Recently, the RBI allowed greater access to Indian companies to the maintenance of foreign currency accounts. If the idea is to facilitate such access, surely the stipulation that banks cannot pay any interest on such accounts, should simultaneously have been abolished? It is perverse that we continue with the ban on paying interest, which was introduced in an entirely different set of circumstances (i.e. when the rupee was under pressure), even when the environment has taken a U-turn for the last four years.
 
Consider housing finance. On the one hand, housing finance is part of the priority sector; on the other, the regulator has increased the capital ratio and general provision. What is the intention""to encourage as a priority or to discourage?

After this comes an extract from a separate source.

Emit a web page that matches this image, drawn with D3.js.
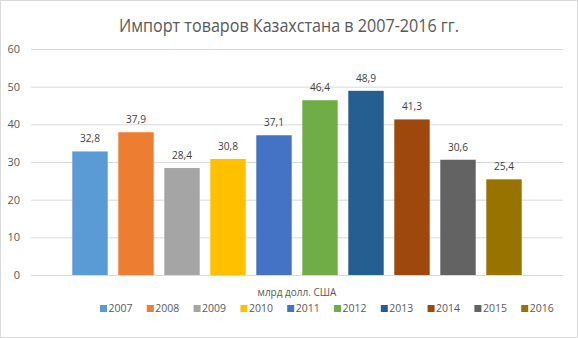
<!DOCTYPE html>
<html><head><meta charset="utf-8">
<script src="https://cdn.jsdelivr.net/npm/d3@7"></script>
<style>body{margin:0;background:#fff}svg{display:block}</style>
</head><body>
<svg id="c" width="578" height="338"></svg>
<script>
const title = "Импорт товаров Казахстана в 2007-2016 гг.";
const category = "млрд долл. США";
const years = ["2007","2008","2009","2010","2011","2012","2013","2014","2015","2016"];
const values = [32.8, 37.9, 28.4, 30.8, 37.1, 46.4, 48.9, 41.3, 30.6, 25.4];
const colors = ["#5B9BD5","#ED7D31","#A5A5A5","#FFC000","#4472C4","#70AD47","#255E91","#9E480E","#636363","#997300"];
const yTicks = [0,10,20,30,40,50,60];

const svg = d3.select("#c");
const font = "'Open Sans', 'Liberation Sans', sans-serif";
const W = 578, H = 338;
const plot = {l:31, r:563, t:49, b:275};

svg.append("rect").attr("x",0.5).attr("y",0.5).attr("width",W-1).attr("height",H-1)
  .attr("fill","#fff").attr("stroke","#d9d9d9");

const y = d3.scaleLinear().domain([0,60]).range([plot.b, plot.t]);
const x = d3.scaleBand().domain(years).range([67,527]).paddingInner(0.23).paddingOuter(0.115);

// gridlines
const yAxis = d3.axisLeft(y).tickValues(yTicks).tickSize(-(plot.r-plot.l)).tickPadding(11).tickFormat(d3.format("d"));
const ga = svg.append("g").attr("transform",`translate(${plot.l},0)`).call(yAxis);
ga.select(".domain").remove();
ga.selectAll(".tick line").attr("stroke","#d9d9d9");
ga.selectAll(".tick text").attr("fill","#595959").style("font-family",font).style("font-size","11px");

// bars
svg.append("g").selectAll("rect").data(values).join("rect")
  .attr("x",(d,i)=>x(years[i])).attr("width",x.bandwidth())
  .attr("y",d=>y(d)).attr("height",d=>y(0)-y(d))
  .attr("fill",(d,i)=>colors[i]);

// labels
svg.append("g").selectAll("text").data(values).join("text")
  .attr("x",(d,i)=>x(years[i])+x.bandwidth()/2).attr("y",d=>y(d)-9)
  .attr("text-anchor","middle").attr("fill","#404040")
  .style("font-family",font).style("font-size","11px")
  .attr("textLength",20).attr("lengthAdjust","spacingAndGlyphs")
  .text(d=>d3.format(".1f")(d).replace(".",","));

// title
svg.append("text").attr("x",289).attr("y",32).attr("text-anchor","middle")
  .attr("fill","#595959").style("font-family",font).style("font-size","18px")
  .attr("textLength",340).attr("lengthAdjust","spacingAndGlyphs")
  .text(title);

// category label
svg.append("text").attr("x",(plot.l+plot.r)/2).attr("y",296).attr("text-anchor","middle")
  .attr("fill","#595959").style("font-family",font).style("font-size","10px")
  .text(category);

// legend
const lg = svg.append("g").selectAll("g").data(years).join("g")
  .attr("transform",(d,i)=>`translate(${100+i*46.8},312)`);
lg.append("rect").attr("x",0).attr("y",-7).attr("width",7).attr("height",7).attr("fill",(d,i)=>colors[i]);
lg.append("text").attr("x",8.5).attr("y",0).attr("fill","#595959")
  .style("font-family",font).style("font-size","11px")
  .attr("textLength",24).attr("lengthAdjust","spacingAndGlyphs").text(d=>d);
</script>
</body></html>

What is the comparative NPA level in housing finance and other priority loans? Again, the reduction in the limit on bank funding of standalone NBFCs, i.e. those which are unconnected with a bank, seems unnecessarily harsh and restrictive.
 
I also find some of the regulations unnecessarily complex, for the present stage of the market and the kind of business banks do. A few examples: capital adequacy (horizontal and vertical disallowances); derivatives accounting (the separation between below and above 90 days; the rigidity about portfolio hedges, etc.); the plethora of micro-level percentages on cancellation and rebookings of forward foreign exchange contracts.
 
Many other examples could be cited, but I suppose that the above list gives an idea of the kind of regulatory quirks, contradictions and irrationalities that exist. Is it that the central bank does not have adequate specialised staff for some of the newer areas of banking? Is it that the decision makers have drowned themselves so much in paper work that they have little time to think? Is it that, in the process, they miss the woods for the trees? Is it that there are too many steps in the decision-making ladder and that, if somebody expresses a negative opinion on a point, the system is reluctant to override it? Perhaps some introspection and review of the systems, quite apart from the specific points I have mentioned above, would be useful, and strengthen the central bank's reputation.